Pada semester pertama tahun 2021, neraca perdagangan China dan negara-negara Arab kaya Teluk mencapai 103,8 miliar dollar AS.
Di Kesultanan Oman, China diberitakan mengucurkan dana 10 miliar dollar AS untuk pembangunan kilang minyak dan industri petrokimia di kota pantai Duqm, serta proyek infrastruktur lainnya, seperti pembangunan kota industri Dugm. Selama ini 90 persen ekspor minyak Oman menuju China.
China memberi prioritas membangun hubungan kuat dengan negara-negara Arab kaya Teluk karena sebagian besar impor minyak China berasal dari kawasan Arab Teluk. China pun selama ini dengan lapang dada memasok berbagai kebutuhan teknologi negara-negara Arab Teluk dengan imbalan kesinambungan pasokan minyak dari kawasan Arab Teluk ke China.
Baca juga: China Bangun 1.000 Sekolah untuk Irak
China juga tercatat menjadi eksportir terbesar ke Mesir saat ini hingga menguasai sekitar 15 persen pangsa pasar Mesir. Neraca perdagangan China-Mesir mencapai 13.2 miliar dollar AS pada tahun 2019.
Sejauh ini, dunia Arab, khususnya negara-negara Arab kaya Teluk, berhasil membangun hubungan yang imbang antara China dan AS. Di satu pihak, dunia Arab, khususnya negara-negara Arab kaya Teluk, masih tergantung secara keamanan kepada AS. Namun di pihak lain, banyak negara Arab semakin kuat menjalin hubungan ekonomi dengan China.

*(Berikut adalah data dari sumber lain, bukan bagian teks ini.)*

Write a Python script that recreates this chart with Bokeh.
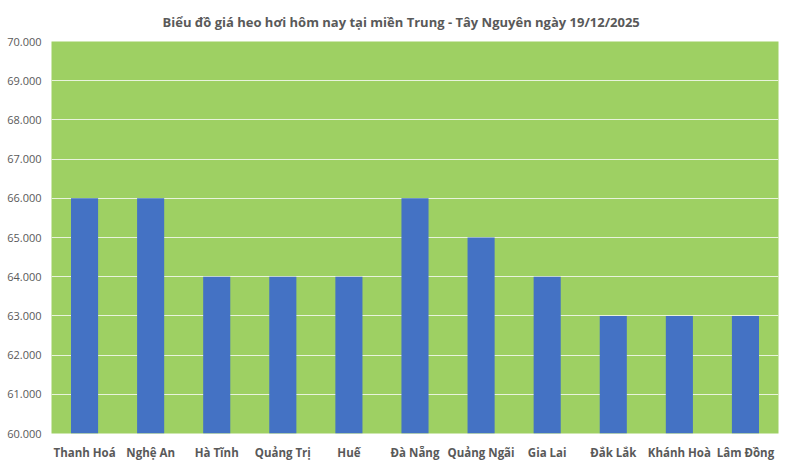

Laju yang kuat hubungan ekonomi China-dunia Arab saat ini sudah sulit dibendung. Tidak sedikit negara Arab secara ekonomi sekarang sangat tergantung pada bantuan China. Ini disadari oleh AS dan dunia Barat. Mereka tidak bisa lagi mencegah atau memprotes semakin kuatnya hegemoni China atas pasar dunia Arab.